Artık hiç sanmıyorum.

Türkiye artık öylesine derin bir krize girdi ki, kimine göre L şeklindeki bu krizin bitiş noktasını söylemek imkânsız.

Kurtuluş için seçim sonrası IMF gelecek diyorlar.

Çünkü ortada bir enkaz var ve bu enkazı birilerinin kaldırması gerekiyor.

AKP, IMF konusunu konuşmak bile istemiyor ama alanında kendilerini ispat etmiş tüm ekonomistler IMF olmadan bu çukurdan çıkamayacağımızı söylüyorlar.

Yani bir nevi kaçınılmaz son.

IMF gelince ne olacak?

Yazının başındaki o işsizlik rakamları var ya, işte onlar iyi günlerimiz olacak. 10 yıllık saltanatın da sonu olmuş olacak.

AVM'ler, lüks sitedeki daireler, maalesef karnımızı doyurmayacak.

Bir yıl önce de kriz vardı ama sokaktaki vatandaş bunu hissetmiyordu. Bugün hissediyor. Seçim sonrası emin olun ki, iliklerine kadar hissedecek.
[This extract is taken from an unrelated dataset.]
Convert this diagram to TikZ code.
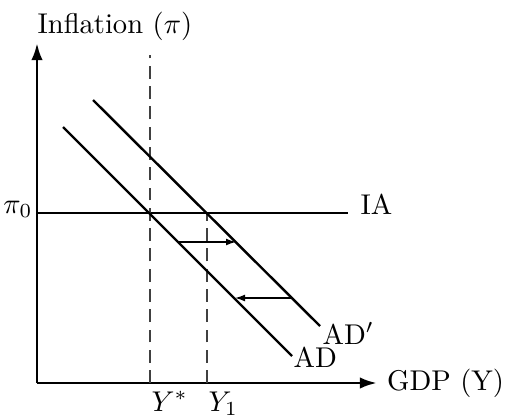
\documentclass[tikz,border=0pt]{standalone}
\usepackage{amsmath}
\usepackage{amssymb}
\usepackage{tikz}
\usetikzlibrary{arrows.meta,positioning}

\begin{document}
\begin{tikzpicture}[x=0.35pt,y=0.35pt,
  axis/.style={line width=1pt,-{Latex[length=6pt,width=4pt]}},
  curve/.style={line width=0.85pt},
  guide/.style={black!75,line width=0.5pt,dash pattern=on 4.5pt off 2.6pt},
  shiftarrow/.style={line width=0.45pt,-{Latex[length=3.5pt,width=2.4pt]}},
  lbl/.style={inner sep=0pt}]
  \useasboundingbox (-37,-33) rectangle (469,383);
  % axes
  \coordinate (O)    at (0,0);
  \coordinate (ytop) at (0,340);
  \coordinate (xend) at (340,0);
  \draw[axis] (O) -- (ytop);
  \draw[axis] (O) -- (xend);
  \node[lbl,anchor=base west] (ylab) at (0,350) {Inflation ($\pi$)};
  \node[anchor=west] (xlab) at (xend) {GDP (Y)};
  % inflation adjustment line
  \coordinate (iaA) at (0,170);
  \coordinate (iaB) at (311,170);
  \draw[curve] (iaA) -- (iaB);
  \node[lbl,anchor=base west] (ialab) at (323,169) {IA};
  \node[lbl,anchor=base east] (pilab) at (-4,170) {$\pi_0$};
  % potential and new output
  \coordinate (ystar)  at (113,0);
  \coordinate (ystarT) at (113,328);
  \coordinate (yone)   at (170,0);
  \coordinate (yoneT)  at (170,170);
  \draw[guide] (ystar) -- (ystarT);
  \draw[guide] (yone) -- (yoneT);
  \node[lbl,anchor=base west] (ystarlab) at (114,-28) {$Y^*$};
  \node[lbl,anchor=base west] (yonelab)  at (171,-28) {$Y_1$};
  % aggregate demand curves
  \coordinate (adA)  at (26,256);
  \coordinate (adB)  at (255,27);
  \coordinate (ad2A) at (56,283);
  \coordinate (ad2B) at (283,57);
  \draw[curve] (adA) -- (adB);
  \draw[curve] (ad2A) -- (ad2B);
  \node[lbl,anchor=base west] (adlab)  at (256,16) {AD};
  \node[lbl,anchor=base west] (ad2lab) at (285,39) {AD$'$};
  % shifts
  \coordinate (upL) at (142,141);
  \coordinate (upR) at (199,141);
  \coordinate (loR) at (255,85);
  \coordinate (loL) at (198,85);
  \draw[shiftarrow] (upL) -- (upR);
  \draw[shiftarrow] (loR) -- (loL);
\end{tikzpicture}
\end{document}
Çünkü şu an kesin sayısı bilinmeyen binlerce konkordatolar iflasa dönüşecek.

İflaslarla birlikte büyük bir işsizlik fırtınası gelecek.

İşte o zaman kendimizle hesaplaşacağız.

Biz bu hatayı nasıl işledik diye.

Mantıklı düşünenler için henüz geç değil. Halen harcamalarınızı zorunluların dışında sıfırlayabilir ve büyük fırtınaya kendinizi hazırlayabilirsiniz.

Bunun için cebinizdeki 20 liraya bile ihtiyacınız var.